• **WORK TO DO**
Retype only the lines running from the line that contains "Reproduce this chart with Plotly." to the line that contains "rd_censored = [0, 3, 3, 5, 5, 8, 15, 23, 25]", inclusive, and leave the pictures behind.

• **Records from a dataset**

□ □ □ □ □ □ □

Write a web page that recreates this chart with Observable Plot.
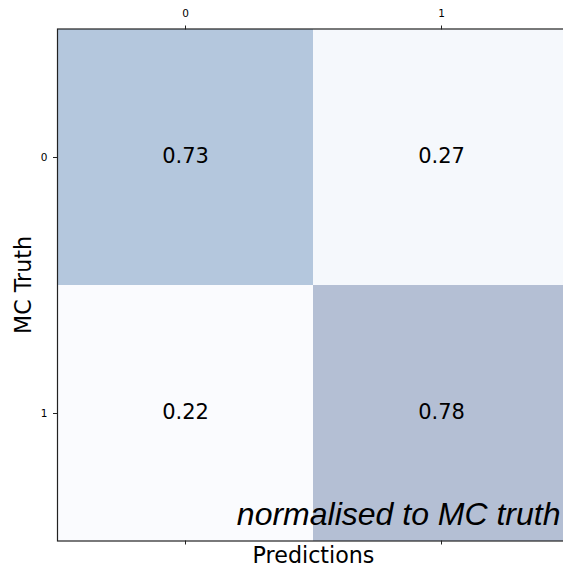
<!DOCTYPE html>
<html>
<head>
<meta charset="utf-8">
<script src="https://cdn.jsdelivr.net/npm/d3@7"></script>
<script src="https://cdn.jsdelivr.net/npm/@observablehq/plot@0.6"></script>
<style>
  html, body { margin: 0; padding: 0; background: #fff; overflow: hidden; }
  #chart svg { display: block; }
</style>
</head>
<body>
<div id="chart"></div>
<script>
// Confusion matrix normalised to MC truth
const truthLabels = [0, 1];
const predLabels = [0, 1];
const values = [
  [0.73, 0.27],
  [0.22, 0.78]
];
const cellColors = ["#b4c7dd", "#f5f8fc", "#fafbfe", "#b4bfd4"];

const cells = [];
truthLabels.forEach((t, i) => predLabels.forEach((p, j) => {
  cells.push({truth: t, pred: p, value: values[i][j], key: `${t}-${p}`});
}));

const font = "DejaVu Sans";

const chart = Plot.plot({
  width: 563,
  height: 568,
  marginLeft: 57,
  marginTop: 28.5,
  marginBottom: 27.5,
  marginRight: -6,
  style: {fontFamily: font, color: "#000", background: "#fff", overflow: "hidden"},
  x: {type: "band", domain: predLabels, padding: 0},
  y: {type: "band", domain: truthLabels, padding: 0},
  color: {type: "ordinal", domain: cells.map(d => d.key), range: cellColors},
  marks: [
    Plot.cell(cells, {x: "pred", y: "truth", fill: "key", inset: 0}),
    Plot.text(cells, {x: "pred", y: "truth", text: d => d.value.toFixed(2),
      fontSize: 21, fill: "#000", fontFamily: font, dy: -1.5}),
    Plot.frame({stroke: "#222", strokeWidth: 1.2}),
    Plot.axisX({anchor: "top", tickSize: 4, tickPadding: 8, fontSize: 10.5, label: null, stroke: "#222"}),
    Plot.axisX({anchor: "bottom", tickSize: 4, tickFormat: () => "", label: null, stroke: "#222"}),
    Plot.axisY({anchor: "left", tickSize: 4, tickPadding: 6, fontSize: 10.5, label: null, stroke: "#222"}),
    Plot.text(["Predictions"], {frameAnchor: "bottom", text: d => d, fontSize: 22.2,
      fontFamily: font, fill: "#000", textAnchor: "middle", lineAnchor: "bottom", dy: 21.5}),
    Plot.text(["MC Truth"], {frameAnchor: "left", text: d => d, fontSize: 22.2, rotate: -90,
      fontFamily: font, fill: "#000", textAnchor: "middle", lineAnchor: "bottom", dx: -27}),
    Plot.text(["normalised to MC truth"], {frameAnchor: "bottom-right", text: d => d,
      fontSize: 32, fontStyle: "italic", fontFamily: "Liberation Sans", fill: "#000",
      textAnchor: "end", lineAnchor: "bottom", dx: -9, dy: -16.5})
  ]
});
document.getElementById("chart").appendChild(chart);
</script>
</body>
</html>
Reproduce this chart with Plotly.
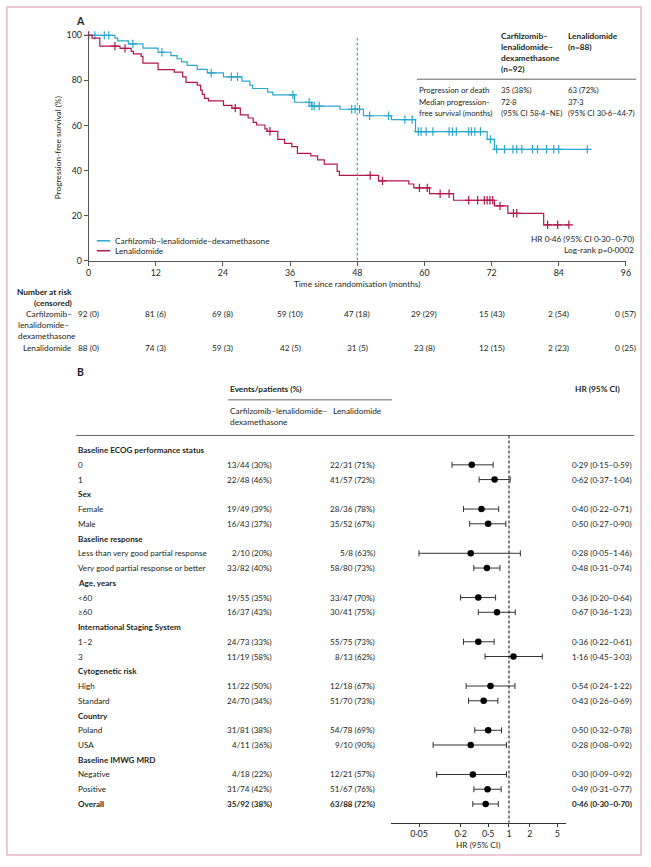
import numpy as np
import plotly.graph_objects as go

W, H = 651, 867
FONT = "Lato"
FS = 8.3
INK = "#231f20"
BLUE = "#29a8cc"
RED = "#b3164b"

# ---- panel A: Kaplan-Meier data ----
krd_t = [0, 4.7, 5.2, 7.1, 9.7, 12.4, 14.7, 15.8, 16.6, 17.6, 19.4, 21.2, 24.1, 27.4, 28.8, 29.3,
         32.0, 32.9, 36.8, 39.8, 44.9, 49.1, 54.1, 58.4, 71.2, 72.5, 89.1]
krd_s = [100, 98.8, 97.5, 96.2, 94.3, 92.5, 91.0, 89.6, 88.2, 86.7, 84.9, 83.3, 81.6, 79.7, 77.9, 76.4,
         74.8, 73.6, 70.3, 68.6, 67.2, 64.3, 62.6, 57.3, 53.8, 49.4, 49.4]
krd_cens = [1.1, 2.8, 3.6, 7.9, 13.1, 21.9, 25.5, 26.6, 36.5, 39.4, 39.9, 40.3, 41.2, 47.0, 47.6, 48.4,
            50.2, 53.6, 56.5, 57.8, 58.9, 59.4, 60.3, 61.5, 64.4, 65.0, 65.7, 67.9, 68.4, 69.0, 70.0,
            71.8, 72.9, 74.3, 75.8, 76.5, 77.4, 79.3, 80.2, 81.8, 83.1, 84.0, 89.1]

rd_t = [0, 0.6, 2.0, 5.6, 7.6, 8.0, 9.4, 9.7, 12.4, 15.3, 16.8, 17.4, 19.4, 20.0, 20.3, 20.7, 21.4,
        24.1, 25.6, 27.1, 28.5, 29.4, 30.0, 31.5, 31.9, 33.8, 35.0, 36.3, 37.3, 39.7, 40.9, 42.1,
        44.4, 44.8, 51.8, 57.2, 58.1, 60.9, 65.2, 72.5, 74.9, 81.3, 85.8]
rd_s = [100, 98.8, 95.2, 94.2, 92.9, 91.8, 90.7, 87.7, 84.8, 83.7, 81.6, 79.1, 77.9, 75.7, 73.8, 72.0,
        70.9, 68.9, 67.7, 64.7, 63.3, 61.4, 60.2, 58.5, 57.4, 53.8, 52.0, 50.6, 47.6, 46.5, 44.7, 42.8,
        39.6, 37.8, 35.4, 34.0, 32.3, 29.7, 26.8, 24.3, 21.0, 15.9, 15.9]
rd_cens = [0, 4.7, 6.5, 26.2, 32.4, 50.3, 52.5, 59.1, 60.5, 62.8, 64.4, 67.9, 69.5, 70.7, 71.2, 71.7,
           72.2, 73.5, 75.9, 76.5, 82.0, 83.8, 85.8]

risk_times = [0, 12, 24, 36, 48, 60, 72, 84, 96]
krd_at_risk = [92, 81, 69, 59, 47, 29, 15, 2, 0]
krd_censored = [0, 6, 8, 10, 18, 29, 43, 54, 57]
rd_at_risk = [88, 74, 59, 42, 31, 23, 12, 2, 0]
rd_censored = [0, 3, 3, 5, 5, 8, 15, 23, 25]

# ---- panel B: forest plot data ----
row_labels = ["Baseline ECOG performance status", "0", "1", "Sex", "Female", "Male",
              "Baseline response", "Less than very good partial response",
              "Very good partial response or better", "Age, years", "<60", "≥60",
              "International Staging System", "1–2", "3", "Cytogenetic risk", "High", "Standard",
              "Country", "Poland", "USA", "Baseline IMWG MRD", "Negative", "Positive", "Overall"]
krd_events = [None, "13/44 (30%)", "22/48 (46%)", None, "19/49 (39%)", "16/43 (37%)", None,
              "2/10 (20%)", "33/82 (40%)", None, "19/55 (35%)", "16/37 (43%)", None,
              "24/73 (33%)", "11/19 (58%)", None, "11/22 (50%)", "24/70 (34%)", None,
              "31/81 (38%)", "4/11 (36%)", None, "4/18 (22%)", "31/74 (42%)", "35/92 (38%)"]
rd_events = [None, "22/31 (71%)", "41/57 (72%)", None, "28/36 (78%)", "35/52 (67%)", None,
             "5/8 (63%)", "58/80 (73%)", None, "33/47 (70%)", "30/41 (75%)", None,
             "55/75 (73%)", "8/13 (62%)", None, "12/18 (67%)", "51/70 (73%)", None,
             "54/78 (69%)", "9/10 (90%)", None, "12/21 (57%)", "51/67 (76%)", "63/88 (72%)"]
hr = [None, 0.29, 0.62, None, 0.40, 0.50, None, 0.28, 0.48, None, 0.36, 0.67, None, 0.36, 1.16,
      None, 0.54, 0.43, None, 0.50, 0.28, None, 0.30, 0.49, 0.46]
hr_lo = [None, 0.15, 0.37, None, 0.22, 0.27, None, 0.05, 0.31, None, 0.20, 0.36, None, 0.22, 0.45,
         None, 0.24, 0.26, None, 0.32, 0.08, None, 0.09, 0.31, 0.30]
hr_hi = [None, 0.59, 1.04, None, 0.71, 0.90, None, 1.46, 0.74, None, 0.64, 1.23, None, 0.61, 3.03,
         None, 1.22, 0.69, None, 0.78, 0.92, None, 0.92, 0.77, 0.70]
hr_ticks = [0.05, 0.2, 0.5, 1, 2, 5]


def px(x):
    return x / W


def py(y):
    return 1 - y / H


def dot(v):
    return f"{v:.2f}".replace(".", "·")


def km_at(times, surv, t):
    i = np.searchsorted(times, t, side="right") - 1
    return surv[max(i, 0)]


fig = go.Figure()

for t, s, cens, col in [(krd_t, krd_s, krd_cens, BLUE), (rd_t, rd_s, rd_cens, RED)]:
    fig.add_trace(go.Scatter(x=t, y=s, mode="lines", line=dict(color=col, width=1.2, shape="hv"),
                             showlegend=False, hoverinfo="skip"))
    fig.add_trace(go.Scatter(x=cens, y=[km_at(t, s, c) for c in cens], mode="markers",
                             marker=dict(symbol="cross-thin", size=6, line=dict(color=col, width=1.2)),
                             cliponaxis=False, showlegend=False, hoverinfo="skip"))

# forest plot
rows = list(range(len(row_labels)))
fr = [r for r in rows if hr[r] is not None]
fig.add_trace(go.Scatter(
    x=[hr[r] for r in fr], y=fr, xaxis="x2", yaxis="y2", mode="markers",
    marker=dict(color="black", size=6.5),
    error_x=dict(type="data", symmetric=False,
                 array=[hr_hi[r] - hr[r] for r in fr],
                 arrayminus=[hr[r] - hr_lo[r] for r in fr],
                 color="#333333", thickness=1, width=3),
    showlegend=False, hoverinfo="skip"))

tickfont = dict(family=FONT, size=8.8, color=INK)
fig.update_layout(
    width=W, height=H, autosize=False,
    margin=dict(l=0, r=0, t=0, b=0),
    paper_bgcolor="white", plot_bgcolor="white",
    font=dict(family=FONT, size=FS, color=INK),
    xaxis=dict(domain=[px(86.7), px(630.7)], range=[0, 96], tickvals=risk_times, ticks="outside",
               ticklen=4, tickcolor="#555", showline=True, linecolor="#555", linewidth=1,
               showgrid=False, zeroline=False, tickfont=tickfont, anchor="y"),
    yaxis=dict(domain=[py(259.3), py(29.4)], range=[0, 101], tickvals=[0, 20, 40, 60, 80, 100],
               ticks="outside", ticklen=4, tickcolor="#555", showline=True, linecolor="#555",
               linewidth=1, showgrid=False, zeroline=False, tickfont=tickfont, anchor="x"),
    xaxis2=dict(domain=[px(392.7), px(570)], type="log", range=[np.log10(0.0196), np.log10(6.67)],
                tickvals=hr_ticks, ticktext=[str(v).replace(".", "·") for v in hr_ticks],
                ticks="outside", ticklen=3, tickcolor="#333", showline=True, linecolor="#333",
                linewidth=1, showgrid=False, zeroline=False, tickfont=tickfont, anchor="y2"),
    yaxis2=dict(domain=[py(827.3), py(436)], range=[25.27, -0.99], visible=False, anchor="x2"),
)

shapes = [
    # outer frame
    dict(type="rect", xref="paper", yref="paper", x0=px(4), x1=px(646), y0=py(860), y1=py(3),
         line=dict(color="#e8b5c8", width=1.5)),
    # 48-month marker
    dict(type="line", xref="x", yref="y", x0=48, x1=48, y0=0, y1=100,
         line=dict(color="#4a8a9a", width=1, dash="3px,2px")),
    # table rule panel A
    dict(type="line", xref="paper", yref="paper", x0=px(419), x1=px(641), y0=py(76), y1=py(76),
         line=dict(color="#666", width=1)),
    # legend samples
    dict(type="line", xref="paper", yref="paper", x0=px(95), x1=px(108.5), y0=py(239.3), y1=py(239.3),
         line=dict(color=BLUE, width=1.5)),
    dict(type="line", xref="paper", yref="paper", x0=px(95), x1=px(108.5), y0=py(249.3), y1=py(249.3),
         line=dict(color=RED, width=1.5)),
    # panel B header rules
    dict(type="line", xref="paper", yref="paper", x0=px(228), x1=px(394), y0=py(400), y1=py(400),
         line=dict(color="#666", width=1)),
    dict(type="line", xref="paper", yref="paper", x0=px(74), x1=px(639), y0=py(436), y1=py(436),
         line=dict(color="#666", width=1)),
    # line of no effect
    dict(type="line", xref="x2", yref="y2", x0=1, x1=1, y0=-0.99, y1=25.27,
         line=dict(color="black", width=1, dash="3px,2px")),
]

ann = []


def txt(x, y, s, xanchor="left", bold=False, size=FS, xref="paper", yref="paper", **kw):
    ann.append(dict(x=x, y=y, xref=xref, yref=yref, text=f"<b>{s}</b>" if bold else s,
                    showarrow=False, xanchor=xanchor, yanchor="middle",
                    font=dict(family=FONT, size=size, color=INK), **kw))


# panel A texts
txt(px(72), py(17), "A", bold=True, size=10.5)
txt(px(56), py(145.5), "Progression-free survival (%)", xanchor="center", textangle=-90)
txt(px(358.7), py(283), "Time since randomisation (months)", xanchor="center")
txt(px(111.5), py(239.3), "Carfilzomib–lenalidomide–dexamethasone")
txt(px(111.5), py(249.3), "Lenalidomide")
for i, line in enumerate(["Carfilzomib–", "lenalidomide–", "dexamethasone", "(n=92)"]):
    txt(px(502), py(32.3 + 11.2 * i), line, bold=True)
for i, line in enumerate(["Lenalidomide", "(n=88)"]):
    txt(px(570), py(32.3 + 11.2 * i), line, bold=True)
table_rows = [("Progression or death", "35 (38%)", "63 (72%)"),
              ("Median progression-", "72·8", "37·3"),
              ("free survival (months)", "(95% CI 58·4–NE)", "(95% CI 30·6–44·7)")]
for i, (a, b, c) in enumerate(table_rows):
    y = py(87.3 + 11.4 * i)
    txt(px(419), y, a, size=7.8)
    txt(px(502), y, b, size=7.8)
    txt(px(570), y, c, size=7.8)
txt(px(641), py(237.3), "HR 0·46 (95% CI 0·30–0·70)", xanchor="right")
txt(px(641), py(248.3), "Log-rank p=0·0002", xanchor="right")

# number at risk
txt(px(71.5), py(291), "Number at risk", xanchor="right", bold=True)
txt(px(71.5), py(302.3), "(censored)", xanchor="right", bold=True)
txt(px(71.5), py(313.5), "Carfilzomib–", xanchor="right")
txt(px(13), py(324.5), "lenalidomide–")
txt(px(13), py(335.5), "dexamethasone")
txt(px(71.5), py(347.3), "Lenalidomide", xanchor="right")
for t, a, c in zip(risk_times, krd_at_risk, krd_censored):
    txt(t, py(313.5), f"{a} ({c})", xanchor="center", xref="x")
for t, a, c in zip(risk_times, rd_at_risk, rd_censored):
    txt(t, py(347.3), f"{a} ({c})", xanchor="center", xref="x")

# panel B texts
txt(px(73), py(372), "B", bold=True, size=10.5)
txt(px(228), py(389.5), "Events/patients (%)", bold=True)
txt(px(577), py(389.5), "HR (95% CI)", bold=True)
txt(px(228), py(411.5), "Carfilzomib–lenalidomide–")
txt(px(228), py(422.8), "dexamethasone")
txt(px(332), py(411.5), "Lenalidomide")
for r in rows:
    header = hr[r] is None
    overall = row_labels[r] == "Overall"
    txt(px(74), r, row_labels[r], bold=header or overall, yref="y2", size=8.1)
    if not header:
        txt(px(274.5), r, krd_events[r], xanchor="right", bold=overall, yref="y2", size=8.1)
        txt(px(378.5), r, rd_events[r], xanchor="right", bold=overall, yref="y2", size=8.1)
        txt(px(638.5), r, f"{dot(hr[r])} ({dot(hr_lo[r])}–{dot(hr_hi[r])})", xanchor="right",
            bold=overall, yref="y2", size=8.1)
txt(px(481), py(850), "HR (95% CI)", xanchor="center")

fig.update_layout(shapes=shapes, annotations=ann)
# drop the browser's default 8px page margin so the figure sits at the window's corner
fig.write_html("out.html", config={"displayModeBar": False},
               post_script="document.body.style.margin='0';")
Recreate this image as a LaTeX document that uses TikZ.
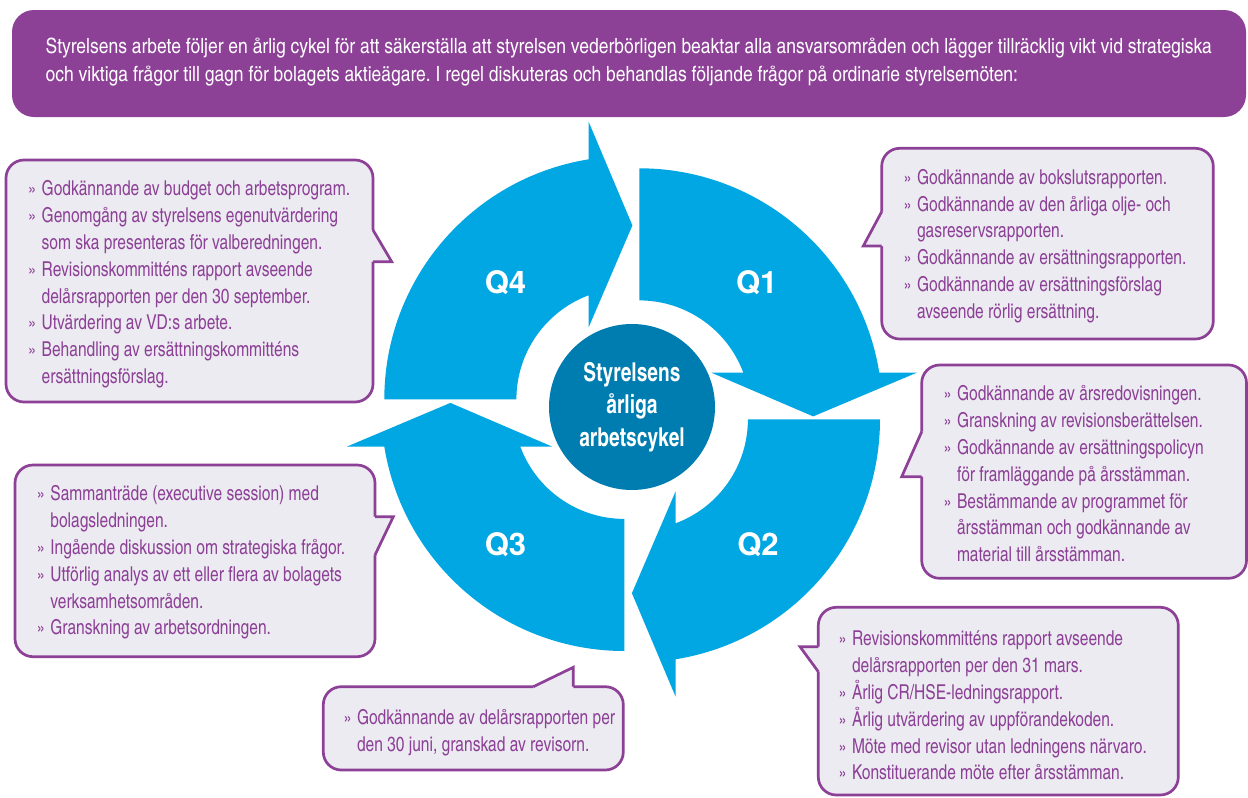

□ □ □ □ □ □ □

• **ANSWER TO THE PROBLEM**
Reproduce this chart with Plotly.
import numpy as np
import plotly.graph_objects as go

W, H = 651, 867
FONT = "Lato"
FS = 8.3
INK = "#231f20"
BLUE = "#29a8cc"
RED = "#b3164b"

# ---- panel A: Kaplan-Meier data ----
krd_t = [0, 4.7, 5.2, 7.1, 9.7, 12.4, 14.7, 15.8, 16.6, 17.6, 19.4, 21.2, 24.1, 27.4, 28.8, 29.3,
         32.0, 32.9, 36.8, 39.8, 44.9, 49.1, 54.1, 58.4, 71.2, 72.5, 89.1]
krd_s = [100, 98.8, 97.5, 96.2, 94.3, 92.5, 91.0, 89.6, 88.2, 86.7, 84.9, 83.3, 81.6, 79.7, 77.9, 76.4,
         74.8, 73.6, 70.3, 68.6, 67.2, 64.3, 62.6, 57.3, 53.8, 49.4, 49.4]
krd_cens = [1.1, 2.8, 3.6, 7.9, 13.1, 21.9, 25.5, 26.6, 36.5, 39.4, 39.9, 40.3, 41.2, 47.0, 47.6, 48.4,
            50.2, 53.6, 56.5, 57.8, 58.9, 59.4, 60.3, 61.5, 64.4, 65.0, 65.7, 67.9, 68.4, 69.0, 70.0,
            71.8, 72.9, 74.3, 75.8, 76.5, 77.4, 79.3, 80.2, 81.8, 83.1, 84.0, 89.1]

rd_t = [0, 0.6, 2.0, 5.6, 7.6, 8.0, 9.4, 9.7, 12.4, 15.3, 16.8, 17.4, 19.4, 20.0, 20.3, 20.7, 21.4,
        24.1, 25.6, 27.1, 28.5, 29.4, 30.0, 31.5, 31.9, 33.8, 35.0, 36.3, 37.3, 39.7, 40.9, 42.1,
        44.4, 44.8, 51.8, 57.2, 58.1, 60.9, 65.2, 72.5, 74.9, 81.3, 85.8]
rd_s = [100, 98.8, 95.2, 94.2, 92.9, 91.8, 90.7, 87.7, 84.8, 83.7, 81.6, 79.1, 77.9, 75.7, 73.8, 72.0,
        70.9, 68.9, 67.7, 64.7, 63.3, 61.4, 60.2, 58.5, 57.4, 53.8, 52.0, 50.6, 47.6, 46.5, 44.7, 42.8,
        39.6, 37.8, 35.4, 34.0, 32.3, 29.7, 26.8, 24.3, 21.0, 15.9, 15.9]
rd_cens = [0, 4.7, 6.5, 26.2, 32.4, 50.3, 52.5, 59.1, 60.5, 62.8, 64.4, 67.9, 69.5, 70.7, 71.2, 71.7,
           72.2, 73.5, 75.9, 76.5, 82.0, 83.8, 85.8]

risk_times = [0, 12, 24, 36, 48, 60, 72, 84, 96]
krd_at_risk = [92, 81, 69, 59, 47, 29, 15, 2, 0]
krd_censored = [0, 6, 8, 10, 18, 29, 43, 54, 57]
rd_at_risk = [88, 74, 59, 42, 31, 23, 12, 2, 0]
rd_censored = [0, 3, 3, 5, 5, 8, 15, 23, 25]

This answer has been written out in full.